Back then, we didn’t have a GPS device yet, instead we carried printed and laminated 1:50,000 maps. A very beautiful sight was the northern lights on one very cold winter night. It was, otherwise, pitch black and Paul was trying to find the trail (we were on our winter road but it had snowed a lot in the open sections) by way of these maps.
The headlights on snow machines 20 years ago weren’t that bright yet, so we also used headlamps. Eventually, Paul found the previously-packed trail and we were back in action (I enjoyed the greens and purples of the aurora borealis while waiting), only to arrive at the caved-in wall tent (all that snow was too much for the thick linen tent). The dog would right away curl into a ball and go to sleep. We, on the other hand, had to shovel the white, heavenly “offering” out of the way and put the tent up again.
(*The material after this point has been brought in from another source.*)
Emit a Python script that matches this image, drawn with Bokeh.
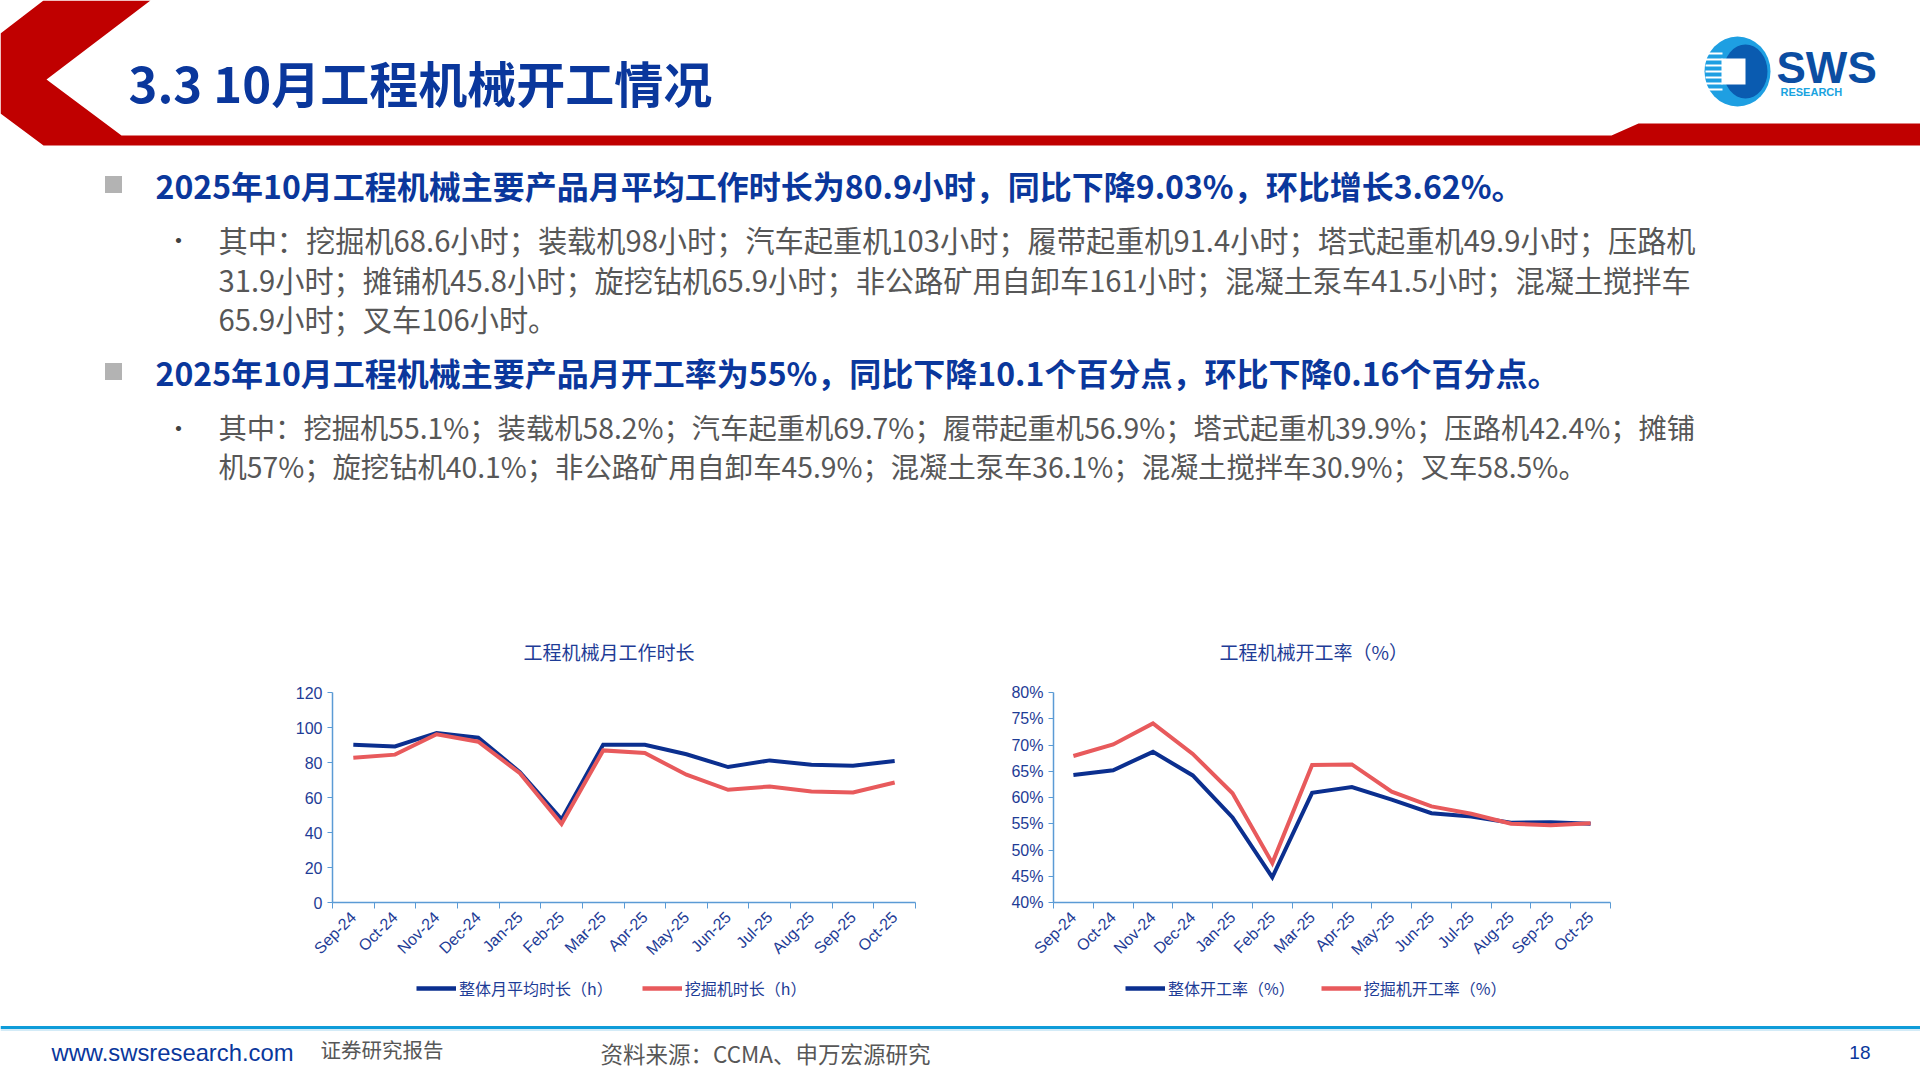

Totally exhausted, it was by that time morning; we drank a few litres of hot tea and broth, then we all happily fell asleep for eight hours in the (by then) warm tent, then repeated drinking liquids and going back to sleep.
A quarter century ago, snow machines were in their infant states: my Tundra R seemed not to be working the way she should, losing power. I can’t remember properly anymore, but she was so slow-going that we ended up towing her back to the highway.
At the mechanic’s we were told there is a jet in there that could be exchanged for another one that’s built for higher altitudes. The trail from the highway to our trapline’s border indeed offers up some elevation changes. And new machines are built differently now, so the manufacturers probably did away with the jets. She lost power at another time, too, and when checking her, we saw that a little rubber hose, maybe for air, had gotten disconnected.
Now when I see smoke emitting from the carriage, I think of explosions, too. Rather worrisome, right? Did something come off and is it smouldering on some hot piece of equipment under the hood? That one time it was the engine-temperature heat sensor that got itself toasted.